What did I just sit through? |
Anastasia
Steele (D. Johnson), our milquetoast protagonist from the last film is at it again with her
manipulative, controlling, borderline psychotic, billionaire boyfriend,
Christian Grey (Dornan). Only this time, the only safety word we’re given is “change”.
As in, “I’m a changed man,” and/or “you need to change,” or (if you ignore the
theatrical release and find this garbage on Cinemax) “change the channel.”
Anastasia is convinced the Christian does desire to be a little less sadistic
and does have it in him to change; and if we follow the cues of director David
Foley, it seems the movie wants to convince us he can.
There’s a
side plot involving a former “submissive” (Heathcote) who was gaslighted by Grey long ago,
but for the most part we’re stuck in the bloated doldrums of Christian and Anna’s
airless relationship. Their relationship includes such emotional highlights as:
angry text messages, excessive brooding, frustrating secrecy and Christian
pulling out all the stops to literally buy his paramour. The film then takes
great pains to elevate every tiny independent choice Anastasia makes into some
epic act of defiance comparable to Kunta Kinte on the whipping pole. Reality is,
it’s just a concentrated dose of rich white people problems pureed and injected
into the faces of willing audiences like Botox.
But of
course, this movie is not for me. I’m about as far from the prime demographic
as you can get (the prime demo of course being aliens piecing together what exactly
happened before the Earth was destroyed). Those interested in seeing the sequel
to a film based on a book, based on Twilight fan-fiction, are only interested
in one thing. I’ll give you a guess as to what that is.
Well far be
it from me to disagree with the middle-aged women sitting behind me smelling of
cheap perfume and Peppermint Schnapps but I really doubt everyone got their
money’s worth this time around. This movie is not only an insult to fiction
publishers, the Seattle skyline, helicopters, the S&M subculture and
whatever the f**k Christian Grey actually does for a living, 50 Shades Darker is an insult to good
smut. At least good smut gives you the goods. This movie and the filmic
atrocity before it gives you the thirty second sample version of what you
actually want and fills the rest of the time with blank stares, lacy corsets
and a complete misunderstanding of human anatomy.

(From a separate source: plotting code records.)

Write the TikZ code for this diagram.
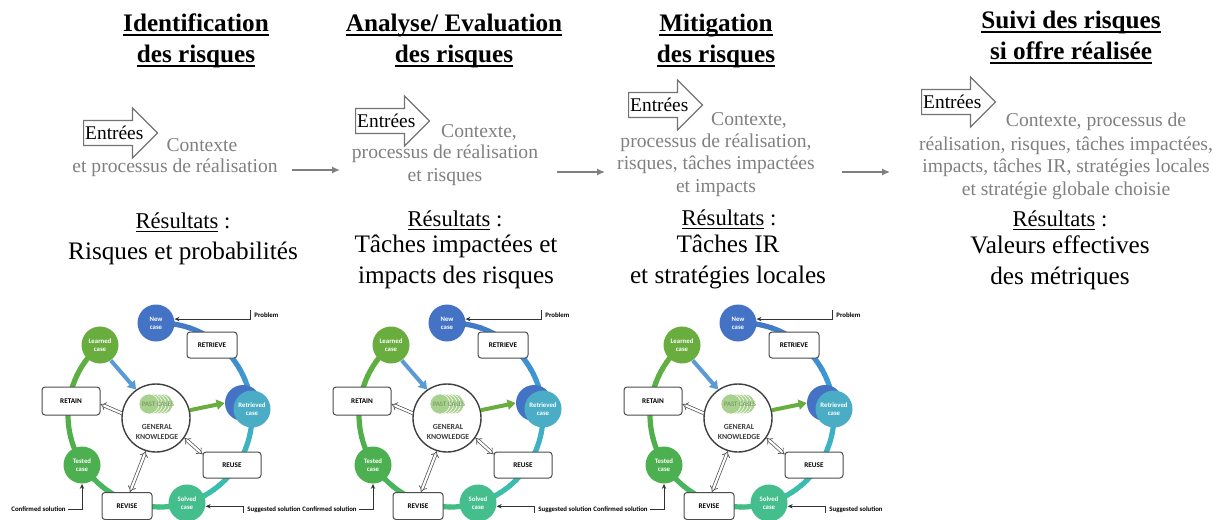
\documentclass[tikz,border=0pt]{standalone}
\usepackage{fontspec}
\setmainfont{Liberation Serif}
\newfontfamily\cbrsans{Carlito}
\usetikzlibrary{arrows.meta,shapes.arrows}

\definecolor{txtgrey}{HTML}{808080}
\definecolor{linkgrey}{HTML}{7F7F7F}
\definecolor{caseblue}{HTML}{4472C4}
\definecolor{caseteal}{HTML}{4BACC6}
\definecolor{casemint}{HTML}{44BE8C}
\definecolor{casegreen}{HTML}{4CAF50}
\definecolor{caselime}{HTML}{6AAD3F}
\definecolor{arrowblue}{HTML}{5B9BD5}
\definecolor{pastgreen}{HTML}{A9D18E}
\definecolor{pasttext}{HTML}{6E8F5C}
\definecolor{gkgrey}{HTML}{404040}
% colour stops along the cycle ring
\definecolor{ringA}{HTML}{4472C4}
\definecolor{ringB}{HTML}{3D93D1}
\definecolor{ringC}{HTML}{3FA8CF}
\definecolor{ringD}{HTML}{3CBDB3}
\definecolor{ringE}{HTML}{3EC197}
\definecolor{ringF}{HTML}{45BA6C}
\definecolor{ringG}{HTML}{4CAF50}
\definecolor{ringH}{HTML}{58B043}
\definecolor{ringI}{HTML}{6AAD3F}

\newcommand{\cbrfont}{\cbrsans\bfseries\fontsize{3.6}{4.3}\selectfont}
% underlines with a chosen rule
\newcommand{\titul}[1]{\leavevmode\setbox0\hbox{#1}\rlap{\rule[-2.3pt]{\wd0}{0.9pt}}\box0\relax}
\newcommand{\resul}[1]{\leavevmode\setbox0\hbox{#1}\rlap{\rule[-1.7pt]{\wd0}{0.45pt}}\box0\relax}

% CBR cycle, #1 = x offset, #2 = name prefix
\newcommand{\cbrCycle}[2]{%
  \begin{scope}[shift={(#1,0)}]
    \coordinate (#2-hub) at (160,415);
    \foreach \s/\e/\ca/\cb in {268/330/ringA/ringB, 330/352/ringB/ringC, 352/410/ringC/ringD,
        410/431/ringD/ringE, 431/470/ringE/ringF, 470/508/ringF/ringG, 508/560/ringG/ringH, 560/590/ringH/ringI}{
      \foreach \i in {0,...,5}{
        \pgfmathsetmacro\ringfrom{\s+(\e-\s)*\i/6}
        \pgfmathsetmacro\ringto{\s+(\e-\s)*(\i+1)/6+0.6}
        \pgfmathtruncatemacro\mixpct{100-(\i+0.5)*100/6}
        \draw[ring, draw=\ca!\mixpct!\cb] (#2-hub) ++(\ringfrom:92) arc[start angle=\ringfrom, end angle=\ringto, radius=92];
      }}
    \node[cbrbox, minimum width=25pt] (#2-retrieve) at (212,345) {RETRIEVE};
    \node[cbrbox, minimum width=29pt] (#2-reuse) at (232,465) {REUSE};
    \node[cbrbox, minimum width=25pt, minimum height=13.5pt] (#2-revise) at (127,506) {REVISE};
    \node[cbrbox, minimum width=29pt, minimum height=14pt] (#2-retain) at (71,401) {RETAIN};
    \node[case, fill=caseblue] (#2-new) at (156,323) {New\\case};
    \node[case, fill=caseblue, minimum size=18pt] (#2-rback) at (243,403) {};
    \node[case, fill=caseteal] (#2-retrieved) at (252,409) {Retrieved\\case};
    \node[case, fill=casemint] (#2-solved) at (187,503) {Solved\\case};
    \node[case, fill=casegreen] (#2-tested) at (82,465) {Tested\\case};
    \node[case, fill=caselime] (#2-learned) at (100,345) {Learned\\case};
    \node[circle, draw=black!75, line width=0.7pt, fill=white, minimum size=34pt] (#2-gk) at (156,418) {};
    \foreach \dx in {14,10.5,7,3.5,0}
      \fill[pastgreen, draw=white, line width=0.3pt] (149+\dx,404) circle (10);
    \node[font=\cbrsans\fontsize{3.4}{4}\selectfont, text=pasttext] (#2-past) at (158,404) {PAST CASES};
    \node[font=\cbrsans\bfseries\fontsize{3.9}{4.9}\selectfont, text=gkgrey, align=center] (#2-gktext) at (157,432) {GENERAL\\KNOWLEDGE};
    \draw[feed, arrowblue] (#2-learned.-55) -- (#2-gk.125);
    \draw[feed, caselime] (#2-gk.13) -- (#2-rback.west);
    \draw[hollow, -{Implies}] (#2-gk.172) -- (#2-retain.-6);
    \draw[hollow, {Implies}-{Implies}] (#2-gk.-35) -- (#2-reuse.160);
    \draw[hollow, {Implies}-{Implies}] (#2-gk.-107) -- (#2-revise.78);
    % inputs and outputs of the cycle
    \coordinate (#2-pk) at (250,310);
    \draw[pin] (#2-pk) |- (#2-new.12);
    \node[note, anchor=west] (#2-problem) at (253,315) {Problem};
    \coordinate (#2-sk) at (243,513);
    \draw[pin] (#2-sk) |- (#2-solved.-10);
    \node[note, anchor=west] (#2-suggested) at (246,510) {Suggested solution};
    \coordinate (#2-ck) at (68,509);
    \draw[pin] (#2-ck) -| (#2-tested.south);
    \node[note, anchor=east] (#2-confirmed) at (67,509) {Confirmed solution};
  \end{scope}}

\begin{document}
\begin{tikzpicture}[x=0.5pt, y=-0.5pt,
    titre/.style={font=\bfseries\fontsize{12.6}{15.5}\selectfont, align=center, inner sep=0pt},
    res/.style={font=\fontsize{12.6}{15.5}\selectfont, align=center, inner sep=0pt},
    reshead/.style={font=\fontsize{11.3}{13}\selectfont, inner sep=0pt},
    ctx/.style={text=txtgrey, font=\fontsize{9.8}{11.25}\selectfont, align=center, inner sep=0pt},
    entree/.style={single arrow, draw=black!55, fill=white, line width=0.6pt, anchor=tail,
      single arrow head extend=6.25pt, inner xsep=0.5pt, inner ysep=2.3pt,
      text height=7pt, text depth=0.3pt, font=\fontsize{9.7}{11}\selectfont},
    link/.style={draw=linkgrey, line width=0.8pt, -{Latex[length=4pt,width=3.6pt]}},
    ring/.style={line width=2.6pt, line cap=butt},
    cbrbox/.style={draw=black!70, fill=white, rounded corners=1.5pt, line width=0.5pt,
      minimum height=13pt, inner sep=0pt, font=\cbrfont},
    case/.style={circle, minimum size=18.5pt, inner sep=0pt, text=white, align=center,
      font=\cbrsans\bfseries\fontsize{3.4}{4.1}\selectfont},
    feed/.style={line width=2pt, -{Triangle[length=4pt,width=5pt]}},
    hollow/.style={draw=black!70, line width=0.35pt, double=white, double distance=1.1pt},
    pin/.style={draw=black!80, line width=0.5pt, -{Stealth[length=2.5pt,width=2.2pt]}},
    note/.style={font=\cbrsans\bfseries\fontsize{3.4}{4.1}\selectfont, inner sep=0.5pt}]
  \path[use as bounding box] (0,0) rectangle (1213,519);

  % column titles
  \node[titre] (t1) at (196,40.5) {\titul{Identification}\\\titul{des risques}};
  \node[titre] (t2) at (454,40.5) {\titul{Analyse/ Evaluation}\\\titul{des risques}};
  \node[titre] (t3) at (716,40.5) {\titul{Mitigation}\\\titul{des risques}};
  \node[titre] (t4) at (1071,37.5) {\titul{Suivi des risques}\\\titul{si offre réalisée}};

  % inputs
  \node[entree] (in1) at (83,133) {Entrées};
  \node[entree] (in2) at (355,121) {Entrées};
  \node[entree] (in3) at (628,105) {Entrées};
  \node[entree] (in4) at (921,102) {Entrées};

  \node[ctx] (ctx1a) at (202,145) {Contexte};
  \node[ctx] (ctx1b) at (175,168) {et processus de réalisation};
  \node[ctx] (ctx2a) at (479,133) {Contexte,};
  \node[ctx] (ctx2b) at (445,165.5) {processus de réalisation\\et risques};
  \node[ctx] (ctx3a) at (749,121) {Contexte,};
  \node[ctx] (ctx3b) at (716,165) {processus de réalisation,\\risques, tâches impactées\\et impacts};
  \node[ctx] (ctx4a) at (1096,122) {Contexte, processus de};
  \node[ctx] (ctx4b) at (1066,168) {réalisation, risques, tâches impactées,\\impacts, tâches IR, stratégies locales\\et stratégie globale choisie};

  % links between the steps
  \coordinate (l1a) at (292,170); \coordinate (l1b) at (340,170);
  \coordinate (l2a) at (557,172); \coordinate (l2b) at (605,172);
  \coordinate (l3a) at (842,172); \coordinate (l3b) at (890,172);
  \draw[link] (l1a) -- (l1b);
  \draw[link] (l2a) -- (l2b);
  \draw[link] (l3a) -- (l3b);

  % results
  \node[reshead] (r1) at (183,222) {\resul{Résultats} :};
  \node[res] (o1) at (183,253) {Risques et probabilités};
  \node[reshead] (r2) at (455,220) {\resul{Résultats} :};
  \node[res] (o2) at (456,262) {Tâches impactées et\\impacts des risques};
  \node[reshead] (r3) at (729,219) {\resul{Résultats} :};
  \node[res] (o3) at (728,262) {Tâches IR\\et stratégies locales};
  \node[reshead] (r4) at (1060,220) {\resul{Résultats} :};
  \node[res] (o4) at (1060,262.5) {Valeurs effectives\\des métriques};

  \cbrCycle{0}{ca}
  \cbrCycle{291}{cb}
  \cbrCycle{582}{cc}
\end{tikzpicture}
\end{document}
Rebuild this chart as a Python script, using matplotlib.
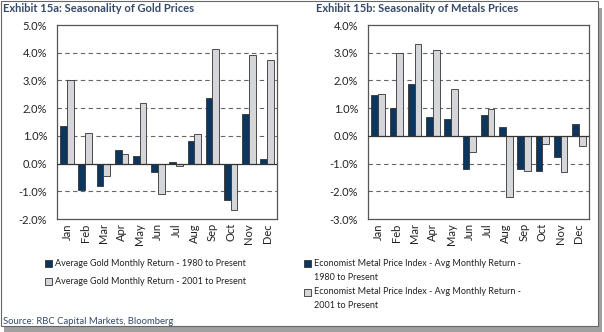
import matplotlib
matplotlib.use("Agg")
import matplotlib.pyplot as plt
import numpy as np
from matplotlib.patches import Rectangle
from matplotlib.ticker import FuncFormatter

plt.rcParams["font.family"] = ["Lato", "DejaVu Sans"]

months = ["Jan", "Feb", "Mar", "Apr", "May", "Jun", "Jul", "Aug", "Sep", "Oct", "Nov", "Dec"]
gold_1980 = [1.35, -0.95, -0.80, 0.50, 0.28, -0.30, 0.07, 0.80, 2.35, -1.30, 1.80, 0.18]
gold_2001 = [3.00, 1.10, -0.45, 0.35, 2.20, -1.10, -0.07, 1.08, 4.15, -1.68, 3.90, 3.72]
metal_1980 = [1.48, 1.02, 1.88, 0.68, 0.62, -1.20, 0.75, 0.32, -1.20, -1.25, -0.75, 0.42]
metal_2001 = [1.50, 3.00, 3.32, 3.08, 1.68, -0.58, 0.96, -2.20, -1.25, -0.30, -1.32, -0.35]

dark = "#0d365e"
light = "#d4d6da"
edge = "#333333"
title_c = "#34496a"

W, H = 604, 332
fig = plt.figure(figsize=(W / 100, H / 100), dpi=100)
fig.patch.set_facecolor("white")

# outer frame with shadow
fig.add_artist(Rectangle((4 / W, 0), 598 / W, 1 - 8 / H, transform=fig.transFigure,
                         facecolor="#a0a0a0", edgecolor="none", zorder=-2))
fig.add_artist(Rectangle((1 / W, 6 / H), 597 / W, 1 - 7 / H, transform=fig.transFigure,
                         facecolor="white", edgecolor="#666666", lw=0.8, zorder=-1))

pct = FuncFormatter(lambda v, p: f"{v:.1f}%")


def panel(rect, s1, s2, ylim, ticks):
    ax = fig.add_axes(rect)
    x = np.arange(len(months))
    bw = 0.37
    ax.bar(x - bw / 2, s1, bw, color=dark, edgecolor=edge, lw=0.6, zorder=3)
    ax.bar(x + bw / 2, s2, bw, color=light, edgecolor=edge, lw=0.6, zorder=3)
    ax.set_xlim(-0.55, 11.55)
    ax.set_ylim(*ylim)
    ax.set_yticks(ticks)
    ax.yaxis.set_major_formatter(pct)
    for t in ticks:
        if t != 0 and ylim[0] < t < ylim[1]:
            ax.axhline(t, color="#666666", lw=0.8, ls=(0, (4, 3)), zorder=1)
    ax.axhline(0, color="#333333", lw=0.9, zorder=4)
    ax.set_xticks(x)
    ax.set_xticklabels(months, rotation=90, fontsize=8, color="#222222")
    ax.tick_params(axis="y", labelsize=8, colors="#222222", length=0, pad=7)
    ax.tick_params(axis="x", length=0, pad=3)
    for sp in ax.spines.values():
        sp.set_color("#555555")
        sp.set_linewidth(0.9)
    return ax


panel([57 / W, 1 - 219 / H, 220 / W, 194 / H], gold_1980, gold_2001, (-2, 5), np.arange(-2, 6, 1))
panel([368 / W, 1 - 219 / H, 221 / W, 194 / H], metal_1980, metal_2001, (-3, 4), np.arange(-3, 5, 1))

fig.text(3 / W, 1 - 9 / H, "Exhibit 15a: Seasonality of Gold Prices", fontsize=8,
         fontweight="bold", color=title_c, va="center", ha="left")
fig.text(316 / W, 1 - 9 / H, "Exhibit 15b: Seasonality of Metals Prices", fontsize=8,
         fontweight="bold", color=title_c, va="center", ha="left")


def legend_item(xp, yp, color, text):
    fig.add_artist(Rectangle((xp / W, 1 - (yp + 4) / H), 7 / W, 7 / H, transform=fig.transFigure,
                             facecolor=color, edgecolor=edge, lw=0.6))
    fig.text((xp + 10) / W, 1 - yp / H, text, fontsize=6.5, color="#222222",
             va="center", ha="left")


legend_item(45, 263, dark, "Average Gold Monthly Return - 1980 to Present")
legend_item(45, 281, light, "Average Gold Monthly Return - 2001 to Present")
legend_item(304, 263, dark, "Economist Metal Price Index - Avg Monthly Return -")
fig.text(314 / W, 1 - 277 / H, "1980 to Present", fontsize=6.5, color="#222222", va="center")
legend_item(304, 292, light, "Economist Metal Price Index - Avg Monthly Return -")
fig.text(314 / W, 1 - 306 / H, "2001 to Present", fontsize=6.5, color="#222222", va="center")

fig.text(3 / W, 1 - 321 / H, "Source: RBC Capital Markets, Bloomberg", fontsize=6.8,
         color="#34496a", va="center", ha="left")

fig.savefig("out.png", dpi=100, facecolor="white")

The 50 Shades series (2012-Present),
despite being horrid in every conceivable way has still managed so far to
scrounge enough fans for further movies. To them I ask, would Christian Grey
still appeal to you if he had a bank account to match his IQ? Would you still
want this character tracing his abs with lipstick then? They say that the
difference between erotica and porn is the lighting. I think I would have
rather been left in the dark on this series.